Lab 7: Testing and Analyzing Circuit Using Thévenin and Norton Theorems

Thévenin’s Theorem for DC circuits states that any two port linear network may be replaced by a single voltage source with an appropriate internal resistance. The Thévenin equivalent will produce the same load current and voltage as the original circuit to any load. Consequently, if many different loads or sub-circuits are under consideration, using a Thévenin equivalent usually proves to be a much quicker method of analysis. Any complex circuit consisting of multiple sources and components can be reduced to a single voltage source, the Thévenin voltage, in series with its internal resistance, the Thévenin resistance. The Thévenin voltage, VTH, is found by determining the open-circuit output voltage.
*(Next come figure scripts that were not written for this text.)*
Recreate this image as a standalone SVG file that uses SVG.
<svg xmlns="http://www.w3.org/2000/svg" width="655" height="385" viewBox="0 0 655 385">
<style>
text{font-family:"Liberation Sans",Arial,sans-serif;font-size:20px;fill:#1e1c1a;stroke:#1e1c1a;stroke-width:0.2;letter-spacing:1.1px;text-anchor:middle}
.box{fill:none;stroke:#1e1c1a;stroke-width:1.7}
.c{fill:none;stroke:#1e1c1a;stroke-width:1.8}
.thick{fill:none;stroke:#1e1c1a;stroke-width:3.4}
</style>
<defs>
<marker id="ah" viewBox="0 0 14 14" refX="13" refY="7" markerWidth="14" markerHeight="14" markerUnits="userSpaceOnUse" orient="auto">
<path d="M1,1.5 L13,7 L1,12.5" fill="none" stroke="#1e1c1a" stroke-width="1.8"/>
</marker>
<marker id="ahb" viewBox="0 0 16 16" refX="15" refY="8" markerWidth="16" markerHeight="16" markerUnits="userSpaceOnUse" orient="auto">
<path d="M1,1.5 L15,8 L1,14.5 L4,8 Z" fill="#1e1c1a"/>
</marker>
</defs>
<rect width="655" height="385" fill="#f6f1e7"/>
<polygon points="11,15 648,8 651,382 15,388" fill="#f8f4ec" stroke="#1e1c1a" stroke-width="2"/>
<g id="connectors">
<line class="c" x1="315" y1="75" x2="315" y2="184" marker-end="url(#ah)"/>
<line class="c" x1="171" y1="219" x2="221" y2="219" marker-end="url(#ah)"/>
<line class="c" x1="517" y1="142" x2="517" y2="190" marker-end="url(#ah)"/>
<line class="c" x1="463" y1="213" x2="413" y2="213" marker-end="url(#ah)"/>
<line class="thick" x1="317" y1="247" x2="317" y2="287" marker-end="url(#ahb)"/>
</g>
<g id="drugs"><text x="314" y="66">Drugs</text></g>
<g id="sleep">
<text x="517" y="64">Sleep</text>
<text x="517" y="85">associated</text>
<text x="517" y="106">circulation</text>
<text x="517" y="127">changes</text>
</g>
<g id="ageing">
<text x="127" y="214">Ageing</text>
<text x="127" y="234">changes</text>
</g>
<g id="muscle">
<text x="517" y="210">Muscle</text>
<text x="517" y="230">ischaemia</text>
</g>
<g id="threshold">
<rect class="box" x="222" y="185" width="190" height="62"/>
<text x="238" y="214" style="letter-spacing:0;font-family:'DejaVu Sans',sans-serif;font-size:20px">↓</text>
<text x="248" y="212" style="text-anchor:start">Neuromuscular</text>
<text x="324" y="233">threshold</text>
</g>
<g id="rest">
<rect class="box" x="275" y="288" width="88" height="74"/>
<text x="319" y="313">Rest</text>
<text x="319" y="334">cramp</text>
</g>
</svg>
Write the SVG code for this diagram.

The Thévenin resistance, RTH, is found by replacing any DC sources with their internal resistances and determining the resulting combined resistance as seen from the two ports using standard series-parallel analysis techniques. A voltage source would be replaced by a short, zero resistance, and a current source would be replaced by an open, infinite resistance. In the laboratory, the Thévenin resistance may be found using an ohmmeter (again, replacing the sources with their internal resistances) or by using the matched load technique. The matched load technique involves replacing the load with a variable resistance and then adjusting it until the load voltage is precisely one- half of the unloaded voltage. This would imply that the other half of the voltage must be dropped across the equivalent Thevenin resistance, and as the Thevenin circuit is a simple series loop then the two resistances must be equal as they have identical currents and voltages.